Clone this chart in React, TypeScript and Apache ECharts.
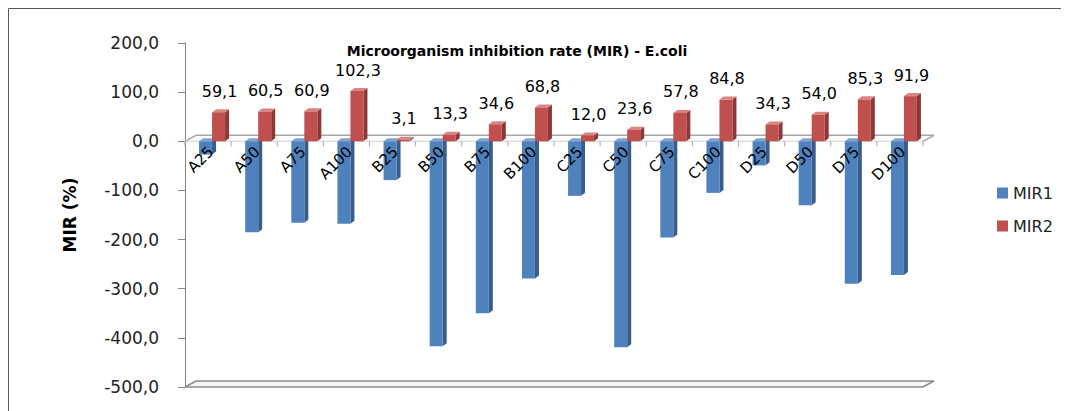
import React, { useEffect, useRef } from "react";
import * as echarts from "echarts";

const categories = [
  "A25", "A50", "A75", "A100", "B25", "B50", "B75", "B100",
  "C25", "C50", "C75", "C100", "D25", "D50", "D75", "D100",
];
const mir1 = [-27, -185, -166, -168, -79, -417, -350, -279, -111, -419, -196, -105, -49, -130, -290, -272];
const mir2 = [59.1, 60.5, 60.9, 102.3, 3.1, 13.3, 34.6, 68.8, 12.0, 23.6, 57.8, 84.8, 34.3, 54.0, 85.3, 91.9];
const yMin = -500;
const yMax = 200;
const yStep = 100;

const FONT = "DejaVu Sans";
const AXIS_GREY = "#a6a6a6";
const fmt = (v: number) => v.toFixed(1).replace(".", ",");

// Column with a shaded side and top face, giving the 3-D look.
function bar3d(left: number, right: number, face: string, side: string, top: string, withLabel: boolean) {
  return (_params: any, api: any) => {
    const i = api.value(0);
    const v = api.value(1);
    const base = api.coord([i, 0]);
    const end = api.coord([i, v]);
    const x0 = base[0] + left;
    const x1 = base[0] + right;
    const yHi = Math.min(base[1], end[1]);
    const yLo = Math.max(base[1], end[1]);
    const dx = 4;
    const dy = -3;
    const children: any[] = [
      {
        type: "polygon",
        shape: { points: [[x1, yHi], [x1 + dx, yHi + dy], [x1 + dx, yLo + dy], [x1, yLo]] },
        style: { fill: side },
      },
      {
        type: "polygon",
        shape: { points: [[x0, yHi], [x0 + dx, yHi + dy], [x1 + dx, yHi + dy], [x1, yHi]] },
        style: { fill: top },
      },
      {
        type: "rect",
        shape: { x: x0, y: yHi, width: x1 - x0, height: Math.max(yLo - yHi, 0.5) },
        style: { fill: face },
      },
    ];
    if (withLabel) {
      children.push({
        type: "text",
        x: (x0 + x1 + dx) / 2 - 1,
        y: yHi - 13,
        style: {
          text: fmt(v),
          fill: "#000",
          font: `16px "${FONT}"`,
          align: "center",
          verticalAlign: "bottom",
        },
      });
    }
    return { type: "group", children };
  };
}

// Floor slab and the zero plane (front edge plus its receding back edge).
function planes(params: any, api: any) {
  const cs = params.coordSys;
  const zero = api.coord([0, 0])[1];
  const bottom = cs.y + cs.height;
  const dx = 11;
  const dy = -6;
  return {
    type: "group",
    children: [
      {
        type: "polygon",
        shape: {
          points: [[cs.x, bottom], [cs.x + dx, bottom + dy], [cs.x + cs.width + dx, bottom + dy], [cs.x + cs.width, bottom]],
        },
        style: { fill: "#f7f7f7", stroke: "#8c8c8c", lineWidth: 1.5 },
      },
      {
        type: "polyline",
        shape: {
          points: [[cs.x, zero], [cs.x + dx, zero + dy], [cs.x + cs.width + dx, zero + dy], [cs.x + cs.width, zero]],
        },
        style: { fill: "none", stroke: AXIS_GREY, lineWidth: 1.5 },
      },
      {
        type: "line",
        shape: { x1: cs.x, y1: zero, x2: cs.x + cs.width, y2: zero },
        style: { stroke: "#d0d0d0", lineWidth: 1 },
      },
    ],
  };
}

// Category ticks and rotated names, hung from the zero line.
function categoryAxis(_params: any, api: any) {
  const i = api.value(0);
  const p = api.coord([i, 0]);
  const band = api.size([1, 0])[0];
  const left = p[0] - band / 2;
  const children: any[] = [
    {
      type: "line",
      shape: { x1: left, y1: p[1], x2: left, y2: p[1] + 5 },
      style: { stroke: AXIS_GREY, lineWidth: 1 },
    },
    {
      type: "text",
      x: p[0] + 3,
      y: p[1] + 8,
      rotation: Math.PI / 4,
      style: {
        text: categories[i],
        fill: "#000",
        font: `15px "${FONT}"`,
        align: "right",
        verticalAlign: "middle",
      },
    },
  ];
  if (i === categories.length - 1) {
    children.push({
      type: "line",
      shape: { x1: left + band, y1: p[1], x2: left + band, y2: p[1] + 5 },
      style: { stroke: AXIS_GREY, lineWidth: 1 },
    });
  }
  return { type: "group", children };
}

export default function App() {
  const ref = useRef<HTMLDivElement>(null);

  useEffect(() => {
    if (!ref.current) return;
    const chart = echarts.init(ref.current, undefined, { renderer: "svg" });
    chart.setOption({
      animation: false,
      textStyle: { fontFamily: FONT },
      graphic: [
        {
          type: "rect",
          shape: { x: 0.5, y: 0.5, width: 1053, height: 600 },
          style: { fill: "none", stroke: "#5a5a5a", lineWidth: 1 },
          silent: true,
        },
        {
          type: "text",
          x: 509,
          y: 43,
          style: {
            text: "Microorganism inhibition rate (MIR) - E.coli",
            font: `bold 14px "${FONT}"`,
            fill: "#000",
            align: "center",
            verticalAlign: "middle",
          },
        },
      ],
      legend: {
        data: ["MIR1", "MIR2"],
        orient: "vertical",
        left: 984,
        top: 172,
        icon: "rect",
        itemWidth: 11,
        itemHeight: 11,
        itemGap: 17,
        textStyle: { fontFamily: FONT, fontSize: 16, color: "#222" },
      },
      grid: { left: 177, top: 35, width: 738, height: 344, outerBoundsMode: "none", containLabel: false },
      xAxis: {
        type: "category",
        data: categories,
        axisLine: { show: false },
        axisTick: { show: false },
        axisLabel: { show: false },
        splitLine: { show: false },
      },
      yAxis: {
        type: "value",
        min: yMin,
        max: yMax,
        interval: yStep,
        name: "MIR (%)",
        nameLocation: "middle",
        nameGap: 107,
        nameTextStyle: { fontFamily: FONT, fontSize: 17, fontWeight: "bold", color: "#000" },
        axisLine: { show: true, lineStyle: { color: "#868686" } },
        axisTick: { show: true, length: 7, lineStyle: { color: "#868686" } },
        axisLabel: {
          formatter: (v: number) => fmt(v),
          margin: 26,
          fontFamily: FONT,
          fontSize: 17,
          color: "#222",
        },
        splitLine: { show: false },
      },
      series: [
        {
          type: "custom",
          name: "planes",
          silent: true,
          z: 1,
          renderItem: planes,
          data: [[0, 0]],
          encode: { x: 0, y: 1 },
        },
        {
          type: "custom",
          name: "MIR1",
          z: 3,
          itemStyle: { color: "#4F81BD" },
          renderItem: bar3d(-9, 4, "#4F81BD", "#385D8A", "#7EA3D1", false),
          data: mir1.map((v, i) => [i, v]),
          encode: { x: 0, y: 1 },
        },
        {
          type: "custom",
          name: "MIR2",
          z: 3,
          itemStyle: { color: "#C0504D" },
          renderItem: bar3d(4, 17, "#C0504D", "#8C3836", "#D98683", true),
          data: mir2.map((v, i) => [i, v]),
          encode: { x: 0, y: 1 },
        },
        {
          type: "custom",
          name: "categories",
          silent: true,
          z: 5,
          renderItem: categoryAxis,
          data: categories.map((_c, i) => [i, 0]),
          encode: { x: 0, y: 1 },
        },
      ],
    });
    return () => chart.dispose();
  }, []);

  return <div ref={ref} style={{ width: 1054, height: 403 }} />;
}
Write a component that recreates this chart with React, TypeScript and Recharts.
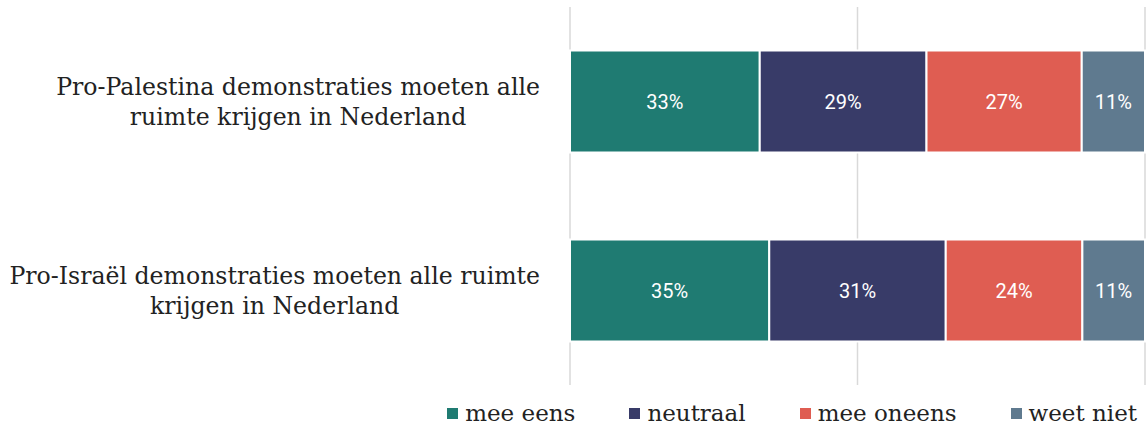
import { BarChart, Bar, XAxis, YAxis, CartesianGrid, Legend, LabelList } from 'recharts';

const statements = [
  'Pro-Palestina demonstraties moeten alle ruimte krijgen in Nederland',
  'Pro-Israël demonstraties moeten alle ruimte krijgen in Nederland',
];
// how the labels break in the original
const statementLines = [
  ['Pro-Palestina demonstraties moeten alle', 'ruimte krijgen in Nederland'],
  ['Pro-Israël demonstraties moeten alle ruimte', 'krijgen in Nederland'],
];
const meeEens = [33, 35];
const neutraal = [29, 31];
const meeOneens = [27, 24];
const weetNiet = [11, 11];

const series = [
  { key: 'meeEens', name: 'mee eens', color: '#1f7b72' },
  { key: 'neutraal', name: 'neutraal', color: '#383b68' },
  { key: 'meeOneens', name: 'mee oneens', color: '#df5d52' },
  { key: 'weetNiet', name: 'weet niet', color: '#5f7a8f' },
];

const data = statements.map((s, i) => ({
  statement: s,
  meeEens: meeEens[i],
  neutraal: neutraal[i],
  meeOneens: meeOneens[i],
  weetNiet: weetNiet[i],
}));

const SERIF = '"DejaVu Serif", serif';
const LABEL_SIZE = 23.6;

function measure(text: string, font: string) {
  const c = document.createElement('canvas').getContext('2d');
  if (!c) return text.length * 12;
  c.font = font;
  return c.measureText(text).width;
}

function StatementTick(props: any) {
  const { x, y, payload } = props;
  const idx = statements.indexOf(payload.value);
  const lines = statementLines[idx] || [payload.value];
  const font = `${LABEL_SIZE}px "DejaVu Serif"`;
  const widest = Math.max(...lines.map(l => measure(l, font)));
  const right = x - 22;
  const cx = right - widest / 2;
  const lh = 30;
  const startY = y - ((lines.length - 1) * lh) / 2;
  return (
    <text x={cx} y={startY} textAnchor="middle" dominantBaseline="central" fill="#222" fontFamily={SERIF} fontSize={LABEL_SIZE}>
      {lines.map((l, i) => (
        <tspan key={i} x={cx} y={startY + i * lh}>
          {l}
        </tspan>
      ))}
    </text>
  );
}

function LegendContent() {
  return (
    <div
      style={{
        display: 'flex',
        justifyContent: 'flex-end',
        gap: 54,
        paddingRight: 8,
        height: 30,
        lineHeight: '30px',
        fontFamily: SERIF,
        fontSize: 23,
        color: '#222',
      }}
    >
      {series.map(s => (
        <div key={s.key} style={{ display: 'flex', alignItems: 'center' }}>
          <span style={{ width: 11, height: 11, background: s.color, marginRight: 7, display: 'inline-block' }} />
          <span>{s.name}</span>
        </div>
      ))}
    </div>
  );
}

export default function App() {
  return (
    <div style={{ width: 1146, height: 428, background: '#fff', overflow: 'hidden' }}>
      <style>{'body { margin: 0; overflow: hidden; }'}</style>
      <BarChart
        width={1146}
        height={428}
        data={data}
        layout="vertical"
        stackOffset="expand"
        barCategoryGap="23%"
        margin={{ top: 7, right: 1, left: 0, bottom: 13 }}
      >
        <CartesianGrid horizontal={false} stroke="#d9d9d9" strokeWidth={1.5} />
        <XAxis type="number" domain={[0, 1]} ticks={[0, 0.5, 1]} hide />
        <YAxis
          type="category"
          dataKey="statement"
          width={570}
          axisLine={false}
          tickLine={false}
          tick={<StatementTick />}
        />
        <Legend verticalAlign="bottom" content={<LegendContent />} wrapperStyle={{ bottom: 0 }} />
        {series.map(s => (
          <Bar key={s.key} dataKey={s.key} name={s.name} stackId="a" fill={s.color} stroke="#fff" strokeWidth={2} isAnimationActive={false}>
            <LabelList
              dataKey={s.key}
              position="center"
              fill="#fff"
              fontFamily="Roboto, sans-serif"
              fontSize={20}
              formatter={(v: any) => `${v}%`}
            />
          </Bar>
        ))}
      </BarChart>
    </div>
  );
}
◇ ◇ ◇ ◇ ◇ ◇ ◇
- Work to be completed -
Exactly as they stand, quote the lines beginning with the one that contains "Write a component" and ending with the one that contains "const weetNiet = [11, 11];", with no pictures.

- Solution to the problem -
Write a component that recreates this chart with React, TypeScript and Recharts.
import { BarChart, Bar, XAxis, YAxis, CartesianGrid, Legend, LabelList } from 'recharts';

const statements = [
  'Pro-Palestina demonstraties moeten alle ruimte krijgen in Nederland',
  'Pro-Israël demonstraties moeten alle ruimte krijgen in Nederland',
];
// how the labels break in the original
const statementLines = [
  ['Pro-Palestina demonstraties moeten alle', 'ruimte krijgen in Nederland'],
  ['Pro-Israël demonstraties moeten alle ruimte', 'krijgen in Nederland'],
];
const meeEens = [33, 35];
const neutraal = [29, 31];
const meeOneens = [27, 24];
const weetNiet = [11, 11];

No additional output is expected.